Browsers have cookie and anti-tracking enforcement issues

Martin Brinkmann
Aug 18, 2018
Updated • Aug 18, 2018

A team of Belgian researchers from KU Leuven analyzed third-party cookie policies of seven major web browsers, 31 ad-blockers and 14 anti-tracking extensions and discovered major and minor issues in all of them.

Major issues include Microsoft Edge's unwillingness to honor its own "block only third-party cookies" setting, bypasses for Firefox's Tracking Protection feature, and use of the integrated PDF viewer in Chrome and other Chromium-based browsers for invisible tracking.

Cookie requests can be sorted into two main groups: first-party requests that come from the address listed in the address bar of the browser and third-party requests that come from all other sites.

Advertisement displayed by websites makes use of cookies usually and some of these cookies are used for tracking purposes.

Internet users can configure their browsers to block any third-party cookie requests to limit cookie-based tracking. Some browsers, for instance Opera or Firefox, include ad-blockers or anti-tracking functionality that is used in addition to that.

Anti-tracking mechanisms have flaws

The research paper, "Who Left Open the Cookie Jar? A Comprehensive Evaluation of Third-Party Cookie Policies", detailed information about each web browser, tests to find out if a browser is vulnerable to exploits, and bug reports are linked on the research project's website.

The researchers created a test framework that they used to verify whether "all imposed cookie- and request-policies are correctly applied". They discovered that "most mechanisms could be circumvented"; all ad-blocking and anti-tracking browser extensions had at least one bypass flaw.

In this paper, we show that in the current state, built-in anti-tracking protection mechanisms as well as virtually every popular browser extension that relies on blocking third-party requests to either prevent user tracking or disable intrusive advertisements, can be bypassed by at least one technique

The researchers evaluated tracking protection functionality and a new cookie feature called same-site cookies that was introduced recently to defend against cross-site attacks.

Results for all tested browsers are shown in the table below. The researchers tested the default configuration of Chrome, Opera, Firefox, Safari, Edge, Cliqz, and Tor Browser, and configurations with third-party cookie blocking disabled, and if available, tracking protection functionality enabled.

Tor Browser is the only browser on the list that blocks third-party cookies by default. All browsers did not block cookies for certain redirects regardless of whether third-party cookies were blocked or tracking protection was enabled.

Chrome, Opera and other Chromium-based browsers that use the built-in PDF viewer have a major issue in regards to cookies.

Furthermore, a design flaw in Chromium-based browsers enabled a bypass for both the built-in third party cookie blocking option and tracking protection provided by extensions. Through JavaScript embedded in PDFs, which are rendered by a browser extension, cookie-bearing POST requests can be sent to other domains, regardless of the imposed policies.

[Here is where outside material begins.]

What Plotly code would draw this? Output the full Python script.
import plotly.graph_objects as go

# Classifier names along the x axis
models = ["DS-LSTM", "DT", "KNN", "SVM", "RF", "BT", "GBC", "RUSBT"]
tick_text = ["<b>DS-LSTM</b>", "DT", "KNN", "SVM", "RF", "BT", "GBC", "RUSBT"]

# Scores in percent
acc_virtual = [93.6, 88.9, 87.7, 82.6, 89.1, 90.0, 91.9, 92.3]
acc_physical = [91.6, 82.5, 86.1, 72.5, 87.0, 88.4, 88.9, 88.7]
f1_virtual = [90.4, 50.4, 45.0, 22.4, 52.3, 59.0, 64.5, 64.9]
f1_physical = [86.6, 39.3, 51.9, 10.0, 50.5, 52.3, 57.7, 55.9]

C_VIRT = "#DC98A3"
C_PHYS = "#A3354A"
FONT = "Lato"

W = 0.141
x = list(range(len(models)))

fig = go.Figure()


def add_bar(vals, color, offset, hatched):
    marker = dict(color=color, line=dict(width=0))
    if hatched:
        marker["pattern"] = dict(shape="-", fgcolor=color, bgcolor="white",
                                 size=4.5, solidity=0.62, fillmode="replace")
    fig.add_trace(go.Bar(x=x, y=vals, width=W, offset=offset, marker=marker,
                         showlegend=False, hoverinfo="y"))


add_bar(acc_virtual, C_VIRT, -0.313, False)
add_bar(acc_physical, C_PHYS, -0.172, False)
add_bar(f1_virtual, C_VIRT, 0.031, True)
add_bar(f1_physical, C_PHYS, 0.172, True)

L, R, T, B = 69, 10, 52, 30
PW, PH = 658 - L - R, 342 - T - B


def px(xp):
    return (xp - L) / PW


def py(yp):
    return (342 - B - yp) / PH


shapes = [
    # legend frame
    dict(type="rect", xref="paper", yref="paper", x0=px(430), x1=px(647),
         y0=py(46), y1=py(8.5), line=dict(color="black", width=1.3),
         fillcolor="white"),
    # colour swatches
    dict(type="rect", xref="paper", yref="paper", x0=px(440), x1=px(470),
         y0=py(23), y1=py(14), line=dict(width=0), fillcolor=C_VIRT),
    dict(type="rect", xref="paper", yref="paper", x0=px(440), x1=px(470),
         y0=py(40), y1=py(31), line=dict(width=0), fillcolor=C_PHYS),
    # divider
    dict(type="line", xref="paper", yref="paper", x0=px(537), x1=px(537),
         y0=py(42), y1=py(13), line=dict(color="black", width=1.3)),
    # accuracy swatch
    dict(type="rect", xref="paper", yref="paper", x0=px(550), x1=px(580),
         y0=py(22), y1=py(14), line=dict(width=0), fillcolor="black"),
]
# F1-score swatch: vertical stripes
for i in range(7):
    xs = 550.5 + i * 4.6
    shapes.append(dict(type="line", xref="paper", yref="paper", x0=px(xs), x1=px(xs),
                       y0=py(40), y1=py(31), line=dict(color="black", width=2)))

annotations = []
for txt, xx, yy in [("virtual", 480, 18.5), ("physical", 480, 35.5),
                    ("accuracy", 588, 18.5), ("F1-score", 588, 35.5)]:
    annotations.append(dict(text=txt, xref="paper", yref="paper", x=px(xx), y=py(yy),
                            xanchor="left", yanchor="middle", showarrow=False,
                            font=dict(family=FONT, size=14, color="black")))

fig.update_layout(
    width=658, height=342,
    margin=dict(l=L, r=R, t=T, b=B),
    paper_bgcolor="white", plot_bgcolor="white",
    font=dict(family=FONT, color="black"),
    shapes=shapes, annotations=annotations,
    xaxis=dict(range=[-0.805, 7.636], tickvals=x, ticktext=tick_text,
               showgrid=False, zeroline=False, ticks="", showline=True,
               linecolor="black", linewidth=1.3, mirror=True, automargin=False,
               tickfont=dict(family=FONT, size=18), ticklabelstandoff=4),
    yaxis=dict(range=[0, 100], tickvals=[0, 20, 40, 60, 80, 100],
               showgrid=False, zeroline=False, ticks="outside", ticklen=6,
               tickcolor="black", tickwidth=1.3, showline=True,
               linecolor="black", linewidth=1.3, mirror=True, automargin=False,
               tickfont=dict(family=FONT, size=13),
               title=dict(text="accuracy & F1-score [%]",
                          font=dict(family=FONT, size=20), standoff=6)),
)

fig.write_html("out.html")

Browser extensions for ad-blocking or anti-tracking had weaknesses as well according to the researchers. The list of extensions reads like the who is who of the privacy and content blocking world. It includes uMatrix and uBlock Origin, Adblock Plus, Ghostery, Privacy Badger, Disconnect, or AdBlock for Chrome.

The researchers discovered ways to circumvent the protections and reported several bugs to the developers. Some, Raymond Hill who is the lead developer of uBlock Origin and uMatrix, fixed the issues quickly.

At least one issue reported to browser makers has been fixed already. "Requests to fetch the favicon are not interceptable by Firefox extensions" has been fixed by Mozilla. Other reported issues are still in the process of being fixed, and a third kind won't be fixed at all.

web browser issues cookies

You can run individual tests designed for tested web browsers with the exception of Microsoft Edge on the project website to find out if your browser is having the same issues.

Closing Words

With more and more technologies being added to browsers, it is clear that the complexity has increased significantly. The research should be an eye opener for web browser makers and things will hopefully get better in the near future.

One has to ask whether some browser makers test certain features at all; Microsoft Edge not honoring the built-in setting to block third-party cookies is especially embarrassing in this regard. (via Deskmodder)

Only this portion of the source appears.